Allâhumma laka aslamtu. Wa bika âmantu. Wa alaika tawakkaltu. Wa ilaika anabtu. Wa bika khâshamtu. Wa ilaika hâkamtu. Fagfirlî mâ qaddamtu, wa mâ akhkhartu, wa mâ asrartu, wa mâ a‘lantu, wa mâ anta a‘lamu bihi minnî. Antal muqaddimu wa antal mu’akhkhiru. Lâ ilâha illâ anta. Wa lâ haula, wa lâ quwwata illâ billâh.
Artinya, "Ya Allah, Tuhan kami, segala puji bagi-Mu, Engkau penegak langit, bumi, dan makhluk di dalamnya. Segala puji bagi-Mu, Engkau penguasa langit, bumi, dan makhluk di dalamnya. Segala puji bagi-Mu, Engkau cahaya langit, bumi, dan makhluk di dalamnya. Segala puji bagi-Mu, Engkau Maha Benar. Janji-Mu benar. Pertemuan dengan-Mu kelak itu benar. Firman-Mu benar adanya. Surga itu nyata. Neraka pun demikian. Para nabi itu benar. Demikian pula Nabi Muhammad SAW itu benar. Hari Kiamat itu benar.
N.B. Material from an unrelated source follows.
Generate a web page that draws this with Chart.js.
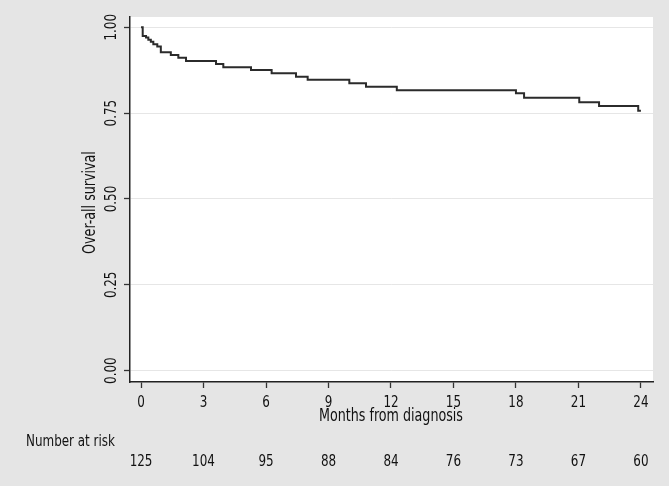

"Ya Tuhanku, hanya kepada-Mu aku berserah. Hanya kepada-Mu juga aku beriman. Kepada-Mu aku pasrah. Hanya kepada-Mu aku kembali. Karena-Mu aku rela bertikai. Hanya pada-Mu dasar putusanku. Karenanya ampuni dosaku yang telah lalu dan yang terkemudian, dosa yang kusembunyikan dan yang kunyatakan, dan dosa lain yang lebih Kau ketahui daripada aku. Engkau Yang Maha Terdahulu dan Engkau Yang Maha Terkemudian. Tiada Tuhan selain Engkau. Tiada daya upaya dan kekuatan selain pertolongan Allah."